With Specific Plans:
A mission trip is not merely a visit to another culture. Rather, a mission trip has a mission, a definite goal. Some mission trips have more detailed plans, such as a village trip to teach classes on drip-irrigation. For this trip, class materials, times, and locations would all be worked out ahead of time. Some mission trips, although they have specific plans, do not have as detailed outlines. A trip to help construct a church or school building in a remote place may not have a definite schedule. Plans for this trip would daily depend on weather, access to tools, and availability of supplies. Whether detailed or general, every mission trip has a specific plan.

To Benefit Specific People Or Groups:
Although a mission trip is rewarding to the participant, the mission itself is to benefit others. All human beings have needs, but those needs are not met equally across the globe. To go on a mission trip is to extend part of your abundance to meet someone else's need. The needs that mission trips seek to meet are many. Some trips focus on medical needs, some on educational needs, some on spiritual needs. There are mission trips to train people on ways to make a living and trips to help clean up after a disaster. Other trips focus specifically on spiritual conversion or growth. In areas that have full-time missionaries, there are even trips to help relieve these workers for a time.

Outside Your Culture:
A mission trip is directed toward those of another culture. Working among another culture usually indicates travelling to another country, and most mission trips take place overseas. But mission work takes place close to home as well. Humanitarian or church work within Singapore is usually referred to as service projects or outreach work and is different from a mission trip in that no actual trip is usually involved. However, even though a mission trip focuses on another culture, it can take place within your geographical area.

Regardless of the distance travelled, a mission trip involves a trip with specific plans to benefit specific people or groups outside your culture.

It is Life Changing
As Christians we have been commissioned to preach the gospel to the far ends of the earth. Jesus has asked us to follow him on that mission. That is why participating on a mission trip will be a life changing experience. The most significant change is a new understanding of the compassion that God feels toward the people of this earth.

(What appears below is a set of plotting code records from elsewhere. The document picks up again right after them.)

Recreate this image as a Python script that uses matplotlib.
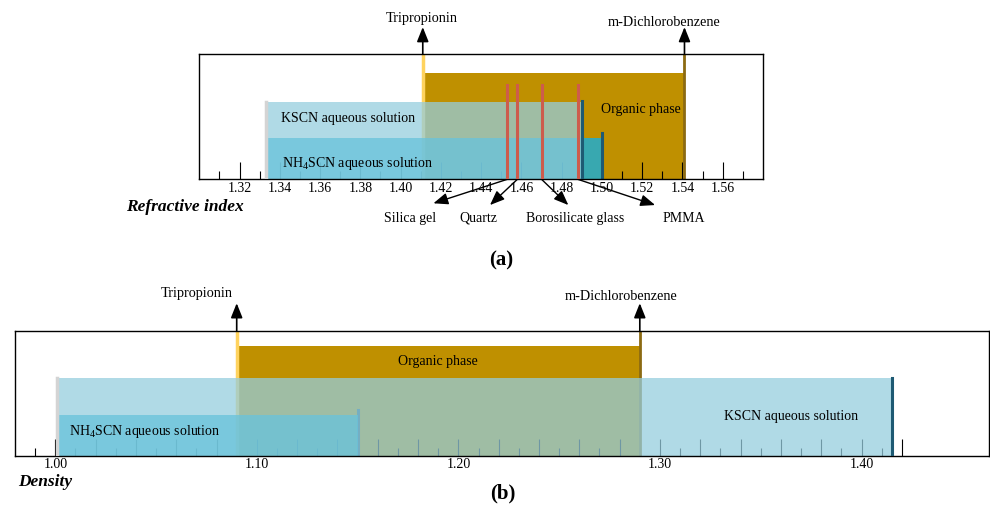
import numpy as np
import matplotlib.pyplot as plt

plt.rcParams['font.family'] = ['Liberation Serif', 'DejaVu Serif']
plt.rcParams['mathtext.fontset'] = 'custom'
plt.rcParams['mathtext.rm'] = 'Liberation Serif'

W, H = 990, 511

# (a) refractive index
ri_tripropionin = 1.411
ri_dichlorobenzene = 1.541
ri_aqueous_start = 1.333
ri_kscn_max = 1.490
ri_nh4scn_max = 1.500
materials = ['Silica gel', 'Quartz', 'Borosilicate glass', 'PMMA']
ri_materials = [1.453, 1.458, 1.470, 1.488]
ri_ticks = np.round(np.arange(1.32, 1.561, 0.02), 2)
ri_minor = np.round(np.arange(1.31, 1.571, 0.02), 2)

# (b) density
den_tripropionin = 1.090
den_dichlorobenzene = 1.290
den_aqueous_start = 1.001
den_kscn_max = 1.415
den_nh4scn_max = 1.150
den_ticks = np.round(np.arange(1.00, 1.421, 0.02), 2)
den_minor = np.round(np.arange(0.99, 1.411, 0.02), 2)
den_labels = ['%.2f' % v if round(v * 100) % 10 == 0 else '' for v in den_ticks]

ORG = '#BF9000'
KSCN = '#95CDDE'
NH4 = '#6AC3DB'
TEAL = '#38A8B0'
DARK = '#1E5A73'
NH4_LABEL = 'NH$_\\mathregular{4}$SCN aqueous solution'


def px_axes(x0, y0, x1, y1):
    return [x0 / W, 1 - y1 / H, (x1 - x0) / W, (y1 - y0) / H]


def draw_phases(ax, trip, dcb, aq0, kscn1, nh41, org_top, kscn_top, nh4_top):
    ax.axvspan(trip, dcb, 0, org_top, color=ORG, lw=0, zorder=1)
    ax.axvspan(aq0, kscn1, 0, kscn_top, color=KSCN, alpha=0.74, lw=0, zorder=2)
    ax.axvspan(aq0, min(kscn1, nh41), 0, nh4_top, color=NH4, alpha=0.78, lw=0, zorder=2.2)
    if nh41 > kscn1:
        ax.axvspan(kscn1, nh41, 0, nh4_top, color=TEAL, lw=0, zorder=1.7)
    ax.axvline(trip, 0, 1, color='#FFD35E', lw=2.5, zorder=1.8)
    ax.axvline(dcb, 0, 1, color='#8C6A12', lw=2.0, zorder=1.8)
    ax.axvline(aq0, 0, kscn_top, color='#D4D4D4', lw=2.5, zorder=4)
    ax.axvline(kscn1, 0, kscn_top + 0.005, color=DARK, lw=2.2, zorder=4)
    ax.axvline(nh41, 0, 0.366, color=DARK, lw=2.2, zorder=1.8)


def up_arrow(ax, x, tip, label, lx, ly):
    tr = ax.get_xaxis_transform()
    ax.annotate('', xy=(x, tip), xytext=(x, 1.0), xycoords=tr, textcoords=tr,
                arrowprops=dict(arrowstyle='-|>,head_length=0.55,head_width=0.22',
                                color='k', lw=1.2, mutation_scale=16,
                                shrinkA=0, shrinkB=0), annotation_clip=False)
    ax.text(lx, ly, label, transform=tr, ha='center', va='baseline', fontsize=10.3)


def style_axis(ax, major, labels, minor):
    ax.set_yticks([])
    ax.set_ylim(0, 1)
    ax.set_xticks(major)
    ax.set_xticklabels(labels)
    ax.set_xticks(minor, minor=True)
    ax.tick_params(axis='x', which='major', direction='in', length=12, width=0.8,
                   pad=2, labelsize=10)
    ax.tick_params(axis='x', which='minor', direction='in', length=6, width=0.8)
    for s in ax.spines.values():
        s.set_linewidth(1.0)


fig = plt.figure(figsize=(W / 100, H / 100), dpi=100)

# ---- panel (a)
ax1 = fig.add_axes(px_axes(199.3, 53.7, 763, 179.3))
ax1.set_xlim(1.30, 1.58)
draw_phases(ax1, ri_tripropionin, ri_dichlorobenzene, ri_aqueous_start,
            ri_kscn_max, ri_nh4scn_max, 0.844, 0.618, 0.326)
style_axis(ax1, ri_ticks, ['%.2f' % v for v in ri_ticks], ri_minor)
tr1 = ax1.get_xaxis_transform()
ax1.text(1.5194, 0.552, 'Organic phase', transform=tr1, ha='center', va='center', fontsize=10)
ax1.text(1.3406, 0.486, 'KSCN aqueous solution', transform=tr1, ha='left', va='center', fontsize=10)
ax1.text(1.3411, 0.127, NH4_LABEL, transform=tr1, ha='left', va='center', fontsize=10)
up_arrow(ax1, ri_tripropionin, 1.212, 'Tripropionin', 1.4106, 1.252)
up_arrow(ax1, ri_dichlorobenzene, 1.212, 'm-Dichlorobenzene', 1.5309, 1.221)

# materials: red lines with arrows to labels below the axis
tips = [(1.4163, -0.191), (1.4444, -0.205), (1.4833, -0.205), (1.5264, -0.205)]
label_x = [1.4049, 1.4388, 1.4868, 1.5408]
for name, v, tip, lx in zip(materials, ri_materials, tips, label_x):
    ax1.axvline(v, 0, 0.751, color='#CD5C4C', lw=2.2, zorder=5)
    ax1.annotate('', xy=tip, xytext=(v, 0.0), xycoords=tr1, textcoords=tr1,
                 arrowprops=dict(arrowstyle='-|>,head_length=0.55,head_width=0.22',
                                 color='k', lw=1.0, mutation_scale=16,
                                 shrinkA=0, shrinkB=0), annotation_clip=False)
    ax1.text(lx, -0.31, name, transform=tr1, ha='center', va='center', fontsize=10)

fig.text(184.5 / W, 1 - 207 / H, 'Refractive index', ha='center', va='center',
         fontsize=12.5, fontweight='bold', fontstyle='italic')
fig.text(501 / W, 1 - 260 / H, '(a)', ha='center', va='center', fontsize=15, fontweight='bold')

# ---- panel (b)
ax2 = fig.add_axes(px_axes(15, 330.7, 989.5, 455.7))
ax2.set_xlim(0.98, 1.4635)
draw_phases(ax2, den_tripropionin, den_dichlorobenzene, den_aqueous_start,
            den_kscn_max, den_nh4scn_max, 0.878, 0.618, 0.323)
style_axis(ax2, den_ticks, den_labels, den_minor)
tr2 = ax2.get_xaxis_transform()
ax2.text(1.19, 0.75, 'Organic phase', transform=tr2, ha='center', va='center', fontsize=10)
ax2.text(1.365, 0.312, 'KSCN aqueous solution', transform=tr2, ha='center', va='center', fontsize=10)
ax2.text(1.0066, 0.192, NH4_LABEL, transform=tr2, ha='left', va='center', fontsize=10)
up_arrow(ax2, den_tripropionin, 1.22, 'Tripropionin', 1.0703, 1.266)
up_arrow(ax2, den_dichlorobenzene, 1.22, 'm-Dichlorobenzene', 1.2807, 1.246)

fig.text(45 / W, 1 - 482 / H, 'Density', ha='center', va='center',
         fontsize=12.5, fontweight='bold', fontstyle='italic')
fig.text(503 / W, 1 - 493 / H, '(b)', ha='center', va='center', fontsize=15, fontweight='bold')

fig.savefig('out.png', dpi=100)
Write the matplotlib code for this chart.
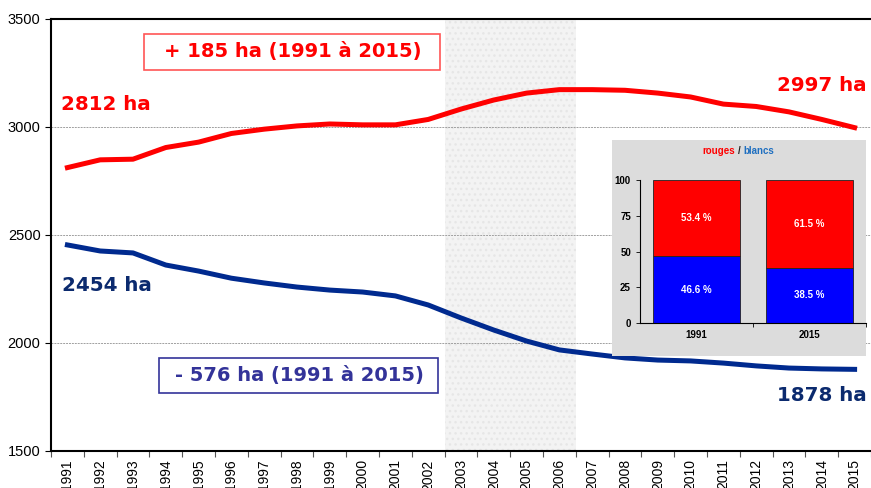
import matplotlib.pyplot as plt
from matplotlib.patches import Rectangle

plt.rcParams['font.family'] = ['Liberation Sans', 'DejaVu Sans']

years = list(range(1991, 2016))
rouges = [2812, 2848, 2851, 2905, 2930, 2970, 2990, 3005, 3014, 3010, 3010, 3035,
          3083, 3125, 3157, 3173, 3173, 3170, 3157, 3139, 3106, 3095, 3070, 3035, 2997]
blancs = [2454, 2426, 2417, 2361, 2333, 2300, 2278, 2259, 2245, 2236, 2218, 2176,
          2116, 2060, 2009, 1968, 1949, 1931, 1921, 1917, 1907, 1894, 1884, 1880, 1878]

inset_years = ["1991", "2015"]
part_rouges = [53.4, 61.5]
part_blancs = [46.6, 38.5]

RED = '#ff0000'
NAVY = '#002a8f'
NAVY_TXT = '#0b2a6e'
BOX_BLUE = '#333399'
ANN_FONT = 'DejaVu Sans'

fig = plt.figure(figsize=(8.71, 4.88), dpi=100)
ax = fig.add_axes([51 / 871, 37 / 488, 1 - 51 / 871, 432 / 488])

x = list(range(len(years)))
ax.axvspan(11.5, 15.5, facecolor='#f3f3f3', edgecolor='#e6e6e6', hatch='...', lw=0, zorder=0)
for yv in [2000, 2500, 3000]:
    ax.axhline(yv, color='#a0a0a0', lw=0.7, ls=(0, (2, 1)), zorder=1)

ax.plot(x, rouges, color=RED, lw=3.6, zorder=3)
ax.plot(x, blancs, color=NAVY, lw=3.6, zorder=3)

ax.set_xlim(-0.5, len(years) - 0.5)
ax.set_ylim(1500, 3500)
ax.set_yticks([1500, 2000, 2500, 3000, 3500])
ax.tick_params(axis='y', labelsize=10.5, length=4, width=0.8)
ax.set_xticks(x)
ax.set_xticklabels([str(y) for y in years], rotation=90, fontsize=10)
ax.set_xticks([i - 0.5 for i in x] + [len(years) - 0.5], minor=True)
ax.tick_params(axis='x', which='major', length=0, pad=6)
ax.tick_params(axis='x', which='minor', length=4, width=0.8, color='#555555')
ax.spines['right'].set_visible(False)
for s in ['left', 'bottom', 'top']:
    ax.spines[s].set_linewidth(1.5)

lab_kw = dict(fontsize=14.3, fontweight='bold', ha='center', va='center', family=ANN_FONT)
ax.text(1.16, 3106, "2812 ha", color=RED, **lab_kw)
ax.text(23.0, 3190, "2997 ha", color=RED, **lab_kw)
ax.text(1.2, 2264, "2454 ha", color=NAVY_TXT, **lab_kw)
ax.text(23.0, 1755, "1878 ha", color=NAVY_TXT, **lab_kw)

box_kw = dict(fontsize=14, fontweight='bold', ha='center', va='center', family=ANN_FONT, zorder=5)
ax.add_patch(Rectangle((2.35, 3264), 9.02, 167, facecolor='white', edgecolor='#ff5555',
                       lw=1.2, zorder=4))
ax.text(6.86, 3349, "+ 185 ha (1991 à 2015)", color=RED, **box_kw)
ax.add_patch(Rectangle((2.8, 1768), 8.51, 162, facecolor='white', edgecolor=BOX_BLUE,
                       lw=1.2, zorder=4))
ax.text(7.06, 1851, "- 576 ha (1991 à 2015)", color=BOX_BLUE, **box_kw)

# inset
fig.patches.append(Rectangle((612 / 871, (488 - 356) / 488), 254 / 871, 216 / 488,
                             transform=fig.transFigure, facecolor='#dcdcdc', edgecolor='none',
                             zorder=5))
ix = fig.add_axes([640 / 871, (488 - 323) / 488, 226 / 871, 143 / 488], zorder=6)
ix.patch.set_alpha(0)
xi = [0, 1]
ix.bar(xi, part_blancs, width=0.77, color='#0000ff', edgecolor='#222222', lw=0.6)
ix.bar(xi, part_rouges, width=0.77, bottom=part_blancs, color=RED, edgecolor='#222222', lw=0.6)
for i in xi:
    ix.text(i, part_blancs[i] / 2, f"{part_blancs[i]} %", color='white', fontsize=7,
            fontweight='bold', ha='center', va='center')
    ix.text(i, part_blancs[i] + part_rouges[i] / 2, f"{part_rouges[i]} %", color='white',
            fontsize=7, fontweight='bold', ha='center', va='center')
ix.set_xlim(-0.5, 1.5)
ix.set_ylim(0, 100)
ix.set_yticks([0, 25, 50, 75, 100])
ix.set_xticks(xi)
ix.set_xticklabels(inset_years)
ix.set_xticks([0.5, 1.5], minor=True)
ix.tick_params(axis='x', which='major', length=0, labelsize=7, pad=5)
ix.tick_params(axis='x', which='minor', length=3, width=0.6)
ix.tick_params(axis='y', labelsize=7, length=3, width=0.6)
for lab in ix.get_xticklabels() + ix.get_yticklabels():
    lab.set_fontweight('bold')
ix.spines['top'].set_visible(False)
ix.spines['right'].set_visible(False)
fig.text(735 / 871, (488 - 151) / 488, "rouges", color=RED, fontsize=7, fontweight='bold',
         ha='right', va='center', zorder=7)
fig.text(739 / 871, (488 - 151) / 488, "/", color='#222222', fontsize=7, fontweight='bold',
         ha='center', va='center', zorder=7)
fig.text(743 / 871, (488 - 151) / 488, "blancs", color='#1f6fc0', fontsize=7, fontweight='bold',
         ha='left', va='center', zorder=7)

fig.savefig('out.png', dpi=100)
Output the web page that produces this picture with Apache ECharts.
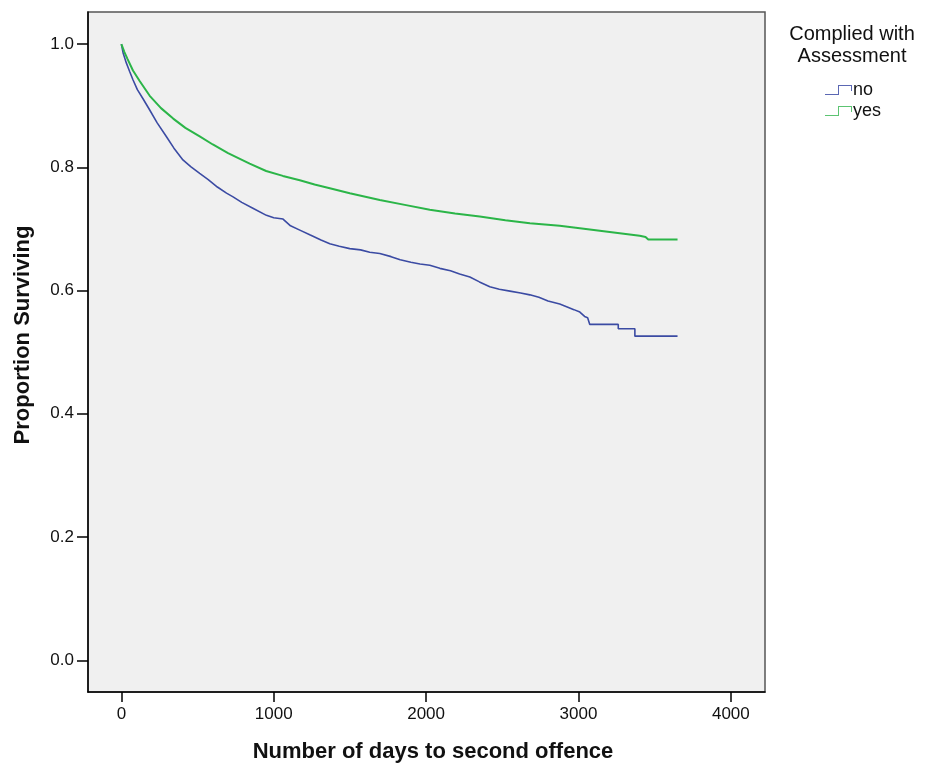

Mission trips separate us from the cares of everyday life and show us the needs of people who are in hopeless situations. The shock of the third world culture and its poverty will give any individual a deep appreciation of all the material things they possess. It is almost so overwhelming that most people wish they had less and could give more. After visiting the impoverished people of another country, material possession loses its significance. This life changing sensitivity usually fades over time, that's why it's always in the heart of a missions traveler to make repeated trips to keep life in perspective.

Showing compassion to others builds a level of self worth and purpose to the individual. This life changing experience grows in the character of the teenager and will forever change his/her perspective on life. Fully understanding this mission trip experience should stir everyone to want to be involved when unexpected things happen.